Recorded data:
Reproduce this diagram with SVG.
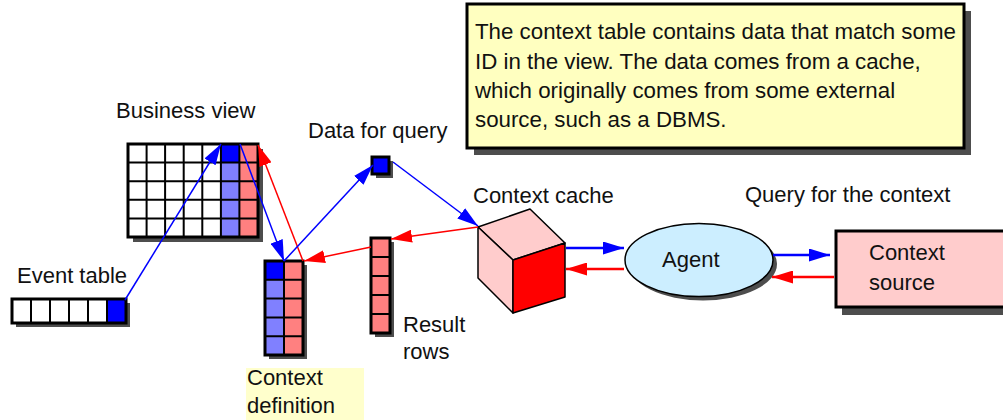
<svg xmlns="http://www.w3.org/2000/svg" width="1003" height="420" viewBox="0 0 1003 420">
<style>
text{font-family:"Liberation Sans",Arial,sans-serif;font-size:22px;fill:#111}
.nt{font-size:22.3px}
.sh{fill:#4d4d4d}
.cw{fill:#fff}
.cb{fill:#0000ff}
.clb{fill:#8080ff}
.cp{fill:#ff8080}
.gl{stroke:#000;stroke-width:2;fill:none}
.ob{stroke:#000;stroke-width:3;fill:none}
.bl{stroke:#0000ff;fill:none}
.rd{stroke:#ff0000;fill:none}
</style>
<defs>
<marker id="ab" markerUnits="userSpaceOnUse" markerWidth="21" markerHeight="13" refX="21" refY="6.5" orient="auto"><path d="M0,0 L21,6.5 L0,13 z" fill="#0000ff"/></marker>
<marker id="ar" markerUnits="userSpaceOnUse" markerWidth="21" markerHeight="13" refX="21" refY="6.5" orient="auto"><path d="M0,0 L21,6.5 L0,13 z" fill="#ff0000"/></marker>
</defs>

<g id="note">
<rect class="sh" x="474" y="11" width="497" height="144"/>
<rect x="467" y="4" width="497" height="144" fill="#ffffc0" stroke="#000" stroke-width="3"/>
<text class="nt" x="475" y="39">The context table contains data that match some</text>
<text class="nt" x="475" y="68.5">ID in the view. The data comes from a cache,</text>
<text class="nt" x="475" y="98">which originally comes from some external</text>
<text class="nt" x="475" y="127">source, such as a DBMS.</text>
</g>

<g id="business-view">
<text x="116" y="118">Business view</text>
<rect class="sh" x="133" y="149" width="130" height="93"/>
<rect class="cw" x="128" y="144" width="130" height="93"/>
<rect class="clb" x="221" y="144" width="18.5" height="93"/>
<rect class="cp" x="239.5" y="144" width="18.5" height="93"/>
<rect class="cb" x="221" y="144" width="18.5" height="18.6"/>
<path class="gl" d="M146.6,144V237M165.1,144V237M183.7,144V237M202.3,144V237M220.9,144V237M239.4,144V237M128,162.6H258M128,181.2H258M128,199.8H258M128,218.4H258"/>
<rect class="ob" x="128" y="144" width="130" height="93"/>
</g>

<g id="event-table">
<text x="17" y="283">Event table</text>
<rect class="sh" x="16" y="303" width="114" height="24"/>
<rect class="cw" x="12" y="299" width="114" height="24"/>
<rect class="cb" x="107" y="299" width="19" height="24"/>
<path class="gl" d="M31,299V323M50,299V323M69,299V323M88,299V323M107,299V323"/>
<rect class="ob" x="12" y="299" width="114" height="24"/>
</g>

<g id="context-definition">
<rect class="sh" x="269" y="265" width="38" height="94"/>
<rect class="clb" x="265" y="261" width="19" height="94"/>
<rect class="cp" x="284" y="261" width="19" height="94"/>
<rect class="cb" x="265" y="261" width="19" height="19"/>
<path class="gl" d="M284,261V355M265,279.8H303M265,298.6H303M265,317.4H303M265,336.2H303"/>
<rect class="ob" x="265" y="261" width="38" height="94"/>
<rect x="246" y="368" width="118" height="52" fill="#ffffcc"/>
<text x="247" y="385">Context</text>
<text x="247" y="413">definition</text>
</g>

<g id="data-for-query">
<text x="308" y="138">Data for query</text>
<rect class="sh" x="376" y="161" width="17" height="17"/>
<rect x="372" y="157" width="17" height="17" fill="#0000ff" stroke="#000" stroke-width="3"/>
</g>

<g id="result-rows">
<rect class="sh" x="375" y="242" width="19" height="95"/>
<rect class="cp" x="371" y="238" width="19" height="95"/>
<path class="gl" d="M371,257H390M371,276H390M371,295H390M371,314H390"/>
<rect class="ob" x="371" y="238" width="19" height="95"/>
<text x="403" y="332">Result</text>
<text x="403" y="359">rows</text>
</g>

<g id="context-cache">
<text x="473" y="203">Context cache</text>
<path d="M478,227 L530,209 L565,243 L513,260 Z" fill="#ffcccc" stroke="#000" stroke-width="1.5" stroke-linejoin="round"/>
<path d="M478,227 L513,260 L513,313 L478,278 Z" fill="#ffcccc" stroke="#000" stroke-width="1.5" stroke-linejoin="round"/>
<path d="M513,260 L565,243 L565,297 L513,313 Z" fill="#ff0000" stroke="#000" stroke-width="1.5" stroke-linejoin="round"/>
</g>

<g id="agent">
<ellipse cx="703" cy="264" rx="74" ry="36.5" class="sh"/>
<ellipse cx="699" cy="260" rx="74" ry="36.5" fill="#cceeff" stroke="#000" stroke-width="1.5"/>
<text x="662" y="267">Agent</text>
</g>

<g id="context-source">
<text x="745" y="202">Query for the context</text>
<rect class="sh" x="842" y="238" width="170" height="77"/>
<rect x="836" y="231" width="175" height="76" fill="#ffcccc" stroke="#000" stroke-width="3"/>
<text x="869" y="260">Context</text>
<text x="869" y="290">source</text>
</g>

<g id="connectors">
<line class="bl" stroke-width="1.5" x1="125" y1="300" x2="221" y2="144" marker-end="url(#ab)"/>
<line class="bl" stroke-width="1.5" x1="240" y1="144" x2="284" y2="261" marker-end="url(#ab)"/>
<line class="rd" stroke-width="1.5" x1="303" y1="261" x2="258" y2="145" marker-end="url(#ar)"/>
<line class="bl" stroke-width="1.5" x1="284" y1="261" x2="373" y2="165" marker-end="url(#ab)"/>
<line class="bl" stroke-width="1.5" x1="393" y1="162" x2="478" y2="226" marker-end="url(#ab)"/>
<line class="rd" stroke-width="1.5" x1="478" y1="227" x2="391" y2="239" marker-end="url(#ar)"/>
<line class="rd" stroke-width="1.5" x1="371" y1="247" x2="304" y2="261" marker-end="url(#ar)"/>
<line class="bl" stroke-width="2.5" x1="566" y1="248" x2="624" y2="248" marker-end="url(#ab)"/>
<line class="rd" stroke-width="2.5" x1="624" y1="269" x2="566" y2="269" marker-end="url(#ar)"/>
<line class="bl" stroke-width="2.5" x1="773" y1="255" x2="830" y2="255" marker-end="url(#ab)"/>
<line class="rd" stroke-width="2.5" x1="834" y1="277" x2="772" y2="277" marker-end="url(#ar)"/>
</g>
</svg>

Your objective: Return each line exactly as written. Any picture gets left out.

Full response:
Reproduce this diagram with SVG.
<svg xmlns="http://www.w3.org/2000/svg" width="1003" height="420" viewBox="0 0 1003 420">
<style>
text{font-family:"Liberation Sans",Arial,sans-serif;font-size:22px;fill:#111}
.nt{font-size:22.3px}
.sh{fill:#4d4d4d}
.cw{fill:#fff}
.cb{fill:#0000ff}
.clb{fill:#8080ff}
.cp{fill:#ff8080}
.gl{stroke:#000;stroke-width:2;fill:none}
.ob{stroke:#000;stroke-width:3;fill:none}
.bl{stroke:#0000ff;fill:none}
.rd{stroke:#ff0000;fill:none}
</style>
<defs>
<marker id="ab" markerUnits="userSpaceOnUse" markerWidth="21" markerHeight="13" refX="21" refY="6.5" orient="auto"><path d="M0,0 L21,6.5 L0,13 z" fill="#0000ff"/></marker>
<marker id="ar" markerUnits="userSpaceOnUse" markerWidth="21" markerHeight="13" refX="21" refY="6.5" orient="auto"><path d="M0,0 L21,6.5 L0,13 z" fill="#ff0000"/></marker>
</defs>

<g id="note">
<rect class="sh" x="474" y="11" width="497" height="144"/>
<rect x="467" y="4" width="497" height="144" fill="#ffffc0" stroke="#000" stroke-width="3"/>
<text class="nt" x="475" y="39">The context table contains data that match some</text>
<text class="nt" x="475" y="68.5">ID in the view. The data comes from a cache,</text>
<text class="nt" x="475" y="98">which originally comes from some external</text>
<text class="nt" x="475" y="127">source, such as a DBMS.</text>
</g>

<g id="business-view">
<text x="116" y="118">Business view</text>
<rect class="sh" x="133" y="149" width="130" height="93"/>
<rect class="cw" x="128" y="144" width="130" height="93"/>
<rect class="clb" x="221" y="144" width="18.5" height="93"/>
<rect class="cp" x="239.5" y="144" width="18.5" height="93"/>
<rect class="cb" x="221" y="144" width="18.5" height="18.6"/>
<path class="gl" d="M146.6,144V237M165.1,144V237M183.7,144V237M202.3,144V237M220.9,144V237M239.4,144V237M128,162.6H258M128,181.2H258M128,199.8H258M128,218.4H258"/>
<rect class="ob" x="128" y="144" width="130" height="93"/>
</g>

<g id="event-table">
<text x="17" y="283">Event table</text>
<rect class="sh" x="16" y="303" width="114" height="24"/>
<rect class="cw" x="12" y="299" width="114" height="24"/>
<rect class="cb" x="107" y="299" width="19" height="24"/>
<path class="gl" d="M31,299V323M50,299V323M69,299V323M88,299V323M107,299V323"/>
<rect class="ob" x="12" y="299" width="114" height="24"/>
</g>

<g id="context-definition">
<rect class="sh" x="269" y="265" width="38" height="94"/>
<rect class="clb" x="265" y="261" width="19" height="94"/>
<rect class="cp" x="284" y="261" width="19" height="94"/>
<rect class="cb" x="265" y="261" width="19" height="19"/>
<path class="gl" d="M284,261V355M265,279.8H303M265,298.6H303M265,317.4H303M265,336.2H303"/>
<rect class="ob" x="265" y="261" width="38" height="94"/>
<rect x="246" y="368" width="118" height="52" fill="#ffffcc"/>
<text x="247" y="385">Context</text>
<text x="247" y="413">definition</text>
</g>

<g id="data-for-query">
<text x="308" y="138">Data for query</text>
<rect class="sh" x="376" y="161" width="17" height="17"/>
<rect x="372" y="157" width="17" height="17" fill="#0000ff" stroke="#000" stroke-width="3"/>
</g>

<g id="result-rows">
<rect class="sh" x="375" y="242" width="19" height="95"/>
<rect class="cp" x="371" y="238" width="19" height="95"/>
<path class="gl" d="M371,257H390M371,276H390M371,295H390M371,314H390"/>
<rect class="ob" x="371" y="238" width="19" height="95"/>
<text x="403" y="332">Result</text>
<text x="403" y="359">rows</text>
</g>

<g id="context-cache">
<text x="473" y="203">Context cache</text>
<path d="M478,227 L530,209 L565,243 L513,260 Z" fill="#ffcccc" stroke="#000" stroke-width="1.5" stroke-linejoin="round"/>
<path d="M478,227 L513,260 L513,313 L478,278 Z" fill="#ffcccc" stroke="#000" stroke-width="1.5" stroke-linejoin="round"/>
<path d="M513,260 L565,243 L565,297 L513,313 Z" fill="#ff0000" stroke="#000" stroke-width="1.5" stroke-linejoin="round"/>
</g>

<g id="agent">
<ellipse cx="703" cy="264" rx="74" ry="36.5" class="sh"/>
<ellipse cx="699" cy="260" rx="74" ry="36.5" fill="#cceeff" stroke="#000" stroke-width="1.5"/>
<text x="662" y="267">Agent</text>
</g>

<g id="context-source">
<text x="745" y="202">Query for the context</text>
<rect class="sh" x="842" y="238" width="170" height="77"/>
<rect x="836" y="231" width="175" height="76" fill="#ffcccc" stroke="#000" stroke-width="3"/>
<text x="869" y="260">Context</text>
<text x="869" y="290">source</text>
</g>

<g id="connectors">
<line class="bl" stroke-width="1.5" x1="125" y1="300" x2="221" y2="144" marker-end="url(#ab)"/>
<line class="bl" stroke-width="1.5" x1="240" y1="144" x2="284" y2="261" marker-end="url(#ab)"/>
<line class="rd" stroke-width="1.5" x1="303" y1="261" x2="258" y2="145" marker-end="url(#ar)"/>
<line class="bl" stroke-width="1.5" x1="284" y1="261" x2="373" y2="165" marker-end="url(#ab)"/>
<line class="bl" stroke-width="1.5" x1="393" y1="162" x2="478" y2="226" marker-end="url(#ab)"/>
<line class="rd" stroke-width="1.5" x1="478" y1="227" x2="391" y2="239" marker-end="url(#ar)"/>
<line class="rd" stroke-width="1.5" x1="371" y1="247" x2="304" y2="261" marker-end="url(#ar)"/>
<line class="bl" stroke-width="2.5" x1="566" y1="248" x2="624" y2="248" marker-end="url(#ab)"/>
<line class="rd" stroke-width="2.5" x1="624" y1="269" x2="566" y2="269" marker-end="url(#ar)"/>
<line class="bl" stroke-width="2.5" x1="773" y1="255" x2="830" y2="255" marker-end="url(#ab)"/>
<line class="rd" stroke-width="2.5" x1="834" y1="277" x2="772" y2="277" marker-end="url(#ar)"/>
</g>
</svg>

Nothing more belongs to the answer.